>> start
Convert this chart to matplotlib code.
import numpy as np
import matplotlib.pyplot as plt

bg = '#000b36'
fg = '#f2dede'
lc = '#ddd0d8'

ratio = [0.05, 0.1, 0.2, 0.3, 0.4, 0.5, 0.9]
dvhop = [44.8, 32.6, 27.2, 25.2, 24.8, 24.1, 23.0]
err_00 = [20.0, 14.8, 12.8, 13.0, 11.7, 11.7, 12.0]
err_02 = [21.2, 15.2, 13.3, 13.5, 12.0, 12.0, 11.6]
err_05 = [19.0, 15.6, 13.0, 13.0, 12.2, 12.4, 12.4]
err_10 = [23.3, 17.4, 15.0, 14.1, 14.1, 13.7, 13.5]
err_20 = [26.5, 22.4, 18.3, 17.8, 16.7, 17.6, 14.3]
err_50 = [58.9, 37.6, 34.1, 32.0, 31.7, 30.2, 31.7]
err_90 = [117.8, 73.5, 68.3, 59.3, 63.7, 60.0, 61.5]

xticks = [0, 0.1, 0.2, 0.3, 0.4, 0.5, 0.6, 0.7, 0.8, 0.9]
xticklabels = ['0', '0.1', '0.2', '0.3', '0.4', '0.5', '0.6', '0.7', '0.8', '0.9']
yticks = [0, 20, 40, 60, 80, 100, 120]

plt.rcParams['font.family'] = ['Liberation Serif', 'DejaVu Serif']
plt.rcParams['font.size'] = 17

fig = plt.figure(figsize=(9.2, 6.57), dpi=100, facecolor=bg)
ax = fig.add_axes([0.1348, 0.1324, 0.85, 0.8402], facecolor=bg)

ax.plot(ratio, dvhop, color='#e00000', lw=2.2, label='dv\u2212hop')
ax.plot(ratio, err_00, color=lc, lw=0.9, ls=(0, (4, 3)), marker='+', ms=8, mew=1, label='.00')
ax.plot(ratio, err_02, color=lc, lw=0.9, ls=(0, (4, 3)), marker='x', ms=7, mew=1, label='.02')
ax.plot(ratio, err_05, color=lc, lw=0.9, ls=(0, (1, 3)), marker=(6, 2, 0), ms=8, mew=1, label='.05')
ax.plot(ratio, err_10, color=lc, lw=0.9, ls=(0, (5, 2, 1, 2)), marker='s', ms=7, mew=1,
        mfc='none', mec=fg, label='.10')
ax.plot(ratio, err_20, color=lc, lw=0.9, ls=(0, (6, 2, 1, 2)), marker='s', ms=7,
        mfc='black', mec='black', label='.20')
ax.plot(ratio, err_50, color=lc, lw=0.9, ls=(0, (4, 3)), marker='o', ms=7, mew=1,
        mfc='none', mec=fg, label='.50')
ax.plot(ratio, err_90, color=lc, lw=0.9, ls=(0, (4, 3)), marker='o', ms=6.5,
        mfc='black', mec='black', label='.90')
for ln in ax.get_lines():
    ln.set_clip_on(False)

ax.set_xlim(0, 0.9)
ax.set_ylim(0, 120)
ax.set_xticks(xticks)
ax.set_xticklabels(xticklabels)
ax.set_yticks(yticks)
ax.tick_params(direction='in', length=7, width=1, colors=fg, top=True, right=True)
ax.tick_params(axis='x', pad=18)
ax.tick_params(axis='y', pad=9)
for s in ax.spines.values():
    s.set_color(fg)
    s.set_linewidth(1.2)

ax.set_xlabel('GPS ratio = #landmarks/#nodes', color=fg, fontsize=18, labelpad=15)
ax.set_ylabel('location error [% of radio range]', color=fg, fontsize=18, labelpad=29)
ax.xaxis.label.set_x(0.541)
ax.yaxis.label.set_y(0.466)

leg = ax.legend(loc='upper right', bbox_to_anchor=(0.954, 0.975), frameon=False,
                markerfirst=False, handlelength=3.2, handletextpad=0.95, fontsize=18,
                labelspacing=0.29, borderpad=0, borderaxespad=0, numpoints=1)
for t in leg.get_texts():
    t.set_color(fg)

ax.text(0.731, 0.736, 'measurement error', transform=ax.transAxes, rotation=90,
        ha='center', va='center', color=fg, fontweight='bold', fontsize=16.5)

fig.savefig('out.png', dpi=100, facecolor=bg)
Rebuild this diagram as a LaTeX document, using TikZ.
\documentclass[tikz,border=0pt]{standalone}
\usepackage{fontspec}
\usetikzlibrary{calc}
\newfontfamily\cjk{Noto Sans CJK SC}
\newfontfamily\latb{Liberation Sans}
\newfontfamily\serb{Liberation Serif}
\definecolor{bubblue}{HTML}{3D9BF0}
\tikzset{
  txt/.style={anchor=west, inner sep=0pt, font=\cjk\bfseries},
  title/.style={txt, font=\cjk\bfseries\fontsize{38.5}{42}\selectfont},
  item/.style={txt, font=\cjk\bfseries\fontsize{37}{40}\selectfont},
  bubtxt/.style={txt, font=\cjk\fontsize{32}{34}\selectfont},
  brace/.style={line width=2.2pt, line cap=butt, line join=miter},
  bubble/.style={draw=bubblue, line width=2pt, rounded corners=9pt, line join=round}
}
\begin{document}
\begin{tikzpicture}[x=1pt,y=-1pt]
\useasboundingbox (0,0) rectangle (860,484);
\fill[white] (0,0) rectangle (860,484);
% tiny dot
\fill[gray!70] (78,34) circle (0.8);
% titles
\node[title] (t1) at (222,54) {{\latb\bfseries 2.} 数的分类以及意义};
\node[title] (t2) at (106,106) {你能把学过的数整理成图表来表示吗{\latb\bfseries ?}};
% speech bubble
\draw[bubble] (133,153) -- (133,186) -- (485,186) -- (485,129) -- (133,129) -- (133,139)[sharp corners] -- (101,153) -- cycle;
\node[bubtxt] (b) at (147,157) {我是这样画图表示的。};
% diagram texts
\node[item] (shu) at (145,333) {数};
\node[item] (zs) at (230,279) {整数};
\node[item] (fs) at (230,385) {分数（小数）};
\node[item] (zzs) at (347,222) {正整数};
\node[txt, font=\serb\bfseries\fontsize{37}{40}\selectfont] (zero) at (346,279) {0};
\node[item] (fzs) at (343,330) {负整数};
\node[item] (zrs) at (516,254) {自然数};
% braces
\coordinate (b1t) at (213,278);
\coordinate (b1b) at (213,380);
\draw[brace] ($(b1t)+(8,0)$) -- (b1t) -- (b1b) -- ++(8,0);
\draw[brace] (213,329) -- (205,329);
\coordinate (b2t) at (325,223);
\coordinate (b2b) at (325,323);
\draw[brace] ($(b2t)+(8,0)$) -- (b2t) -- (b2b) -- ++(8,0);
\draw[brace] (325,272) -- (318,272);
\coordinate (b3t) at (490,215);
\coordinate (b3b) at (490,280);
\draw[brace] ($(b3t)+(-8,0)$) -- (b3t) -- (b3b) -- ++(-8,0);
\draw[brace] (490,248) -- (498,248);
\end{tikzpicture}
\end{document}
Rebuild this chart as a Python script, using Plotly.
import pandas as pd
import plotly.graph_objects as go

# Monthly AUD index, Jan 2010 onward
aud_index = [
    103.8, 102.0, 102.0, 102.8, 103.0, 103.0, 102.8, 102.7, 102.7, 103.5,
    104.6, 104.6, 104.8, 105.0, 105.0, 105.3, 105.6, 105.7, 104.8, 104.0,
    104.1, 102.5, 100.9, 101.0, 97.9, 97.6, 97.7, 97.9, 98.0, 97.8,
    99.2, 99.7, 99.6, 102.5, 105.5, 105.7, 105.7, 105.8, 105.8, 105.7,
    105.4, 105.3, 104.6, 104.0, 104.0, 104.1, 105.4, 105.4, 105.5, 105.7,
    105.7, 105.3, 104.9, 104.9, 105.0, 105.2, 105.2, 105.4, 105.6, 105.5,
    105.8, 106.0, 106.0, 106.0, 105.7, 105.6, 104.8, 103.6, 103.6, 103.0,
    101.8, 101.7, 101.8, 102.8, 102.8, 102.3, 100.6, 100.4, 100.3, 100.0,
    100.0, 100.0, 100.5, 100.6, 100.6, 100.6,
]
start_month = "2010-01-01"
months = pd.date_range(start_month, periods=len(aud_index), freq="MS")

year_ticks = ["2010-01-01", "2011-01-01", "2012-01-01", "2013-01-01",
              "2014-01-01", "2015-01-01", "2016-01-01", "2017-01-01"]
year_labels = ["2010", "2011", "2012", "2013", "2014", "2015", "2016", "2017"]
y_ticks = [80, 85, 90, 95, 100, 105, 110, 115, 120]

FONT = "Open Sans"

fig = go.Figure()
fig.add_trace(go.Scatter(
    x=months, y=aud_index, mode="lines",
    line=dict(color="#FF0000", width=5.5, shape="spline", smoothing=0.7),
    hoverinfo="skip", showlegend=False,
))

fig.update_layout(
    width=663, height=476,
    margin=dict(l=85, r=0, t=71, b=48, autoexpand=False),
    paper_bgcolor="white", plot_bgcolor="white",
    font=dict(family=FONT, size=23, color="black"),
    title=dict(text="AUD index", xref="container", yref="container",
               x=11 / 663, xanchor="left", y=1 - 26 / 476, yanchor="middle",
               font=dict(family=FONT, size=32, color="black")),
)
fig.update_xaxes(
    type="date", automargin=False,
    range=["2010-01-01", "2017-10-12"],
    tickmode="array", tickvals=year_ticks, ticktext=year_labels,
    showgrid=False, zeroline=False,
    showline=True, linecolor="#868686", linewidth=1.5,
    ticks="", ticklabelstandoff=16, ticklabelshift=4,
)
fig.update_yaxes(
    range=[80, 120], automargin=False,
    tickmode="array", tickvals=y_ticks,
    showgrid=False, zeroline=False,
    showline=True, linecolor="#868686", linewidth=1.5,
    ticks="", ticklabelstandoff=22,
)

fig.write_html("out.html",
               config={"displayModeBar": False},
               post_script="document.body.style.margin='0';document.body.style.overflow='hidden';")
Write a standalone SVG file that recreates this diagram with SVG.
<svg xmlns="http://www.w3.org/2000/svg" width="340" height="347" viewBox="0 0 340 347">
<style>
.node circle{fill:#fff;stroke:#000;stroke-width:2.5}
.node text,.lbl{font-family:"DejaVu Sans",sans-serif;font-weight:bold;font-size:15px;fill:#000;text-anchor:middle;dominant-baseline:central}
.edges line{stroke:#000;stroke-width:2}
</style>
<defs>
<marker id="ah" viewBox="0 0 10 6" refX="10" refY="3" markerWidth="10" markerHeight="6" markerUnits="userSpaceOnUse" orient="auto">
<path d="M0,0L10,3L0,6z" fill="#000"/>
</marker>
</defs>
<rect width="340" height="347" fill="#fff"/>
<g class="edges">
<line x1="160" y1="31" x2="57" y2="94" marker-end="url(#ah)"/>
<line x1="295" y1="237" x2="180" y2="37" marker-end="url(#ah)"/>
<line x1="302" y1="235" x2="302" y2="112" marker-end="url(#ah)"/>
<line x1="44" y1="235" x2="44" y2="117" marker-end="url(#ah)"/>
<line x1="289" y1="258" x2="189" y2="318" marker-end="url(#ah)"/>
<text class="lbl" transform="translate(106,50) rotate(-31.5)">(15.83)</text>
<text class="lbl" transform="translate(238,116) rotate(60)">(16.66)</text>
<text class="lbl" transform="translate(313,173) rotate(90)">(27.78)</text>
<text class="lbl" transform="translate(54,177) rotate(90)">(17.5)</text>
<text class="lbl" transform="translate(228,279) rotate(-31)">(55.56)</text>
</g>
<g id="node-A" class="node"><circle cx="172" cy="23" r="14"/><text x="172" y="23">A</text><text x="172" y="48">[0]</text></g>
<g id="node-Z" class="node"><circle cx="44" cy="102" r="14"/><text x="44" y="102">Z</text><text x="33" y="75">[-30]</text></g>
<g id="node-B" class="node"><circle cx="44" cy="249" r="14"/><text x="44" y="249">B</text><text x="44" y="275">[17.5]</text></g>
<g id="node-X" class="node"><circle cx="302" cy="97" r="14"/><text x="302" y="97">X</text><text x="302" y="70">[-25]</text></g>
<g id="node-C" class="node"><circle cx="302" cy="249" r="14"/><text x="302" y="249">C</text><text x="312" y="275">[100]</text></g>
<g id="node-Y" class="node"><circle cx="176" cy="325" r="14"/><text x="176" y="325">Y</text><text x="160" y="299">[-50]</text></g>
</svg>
>> end
YOUR TASK
Repeat exactly the lines from the first line of the records above through the line containing "lc = '#ddd0d8'", both included, and nothing else.

RESPONSE BELOW
Convert this chart to matplotlib code.
import numpy as np
import matplotlib.pyplot as plt

bg = '#000b36'
fg = '#f2dede'
lc = '#ddd0d8'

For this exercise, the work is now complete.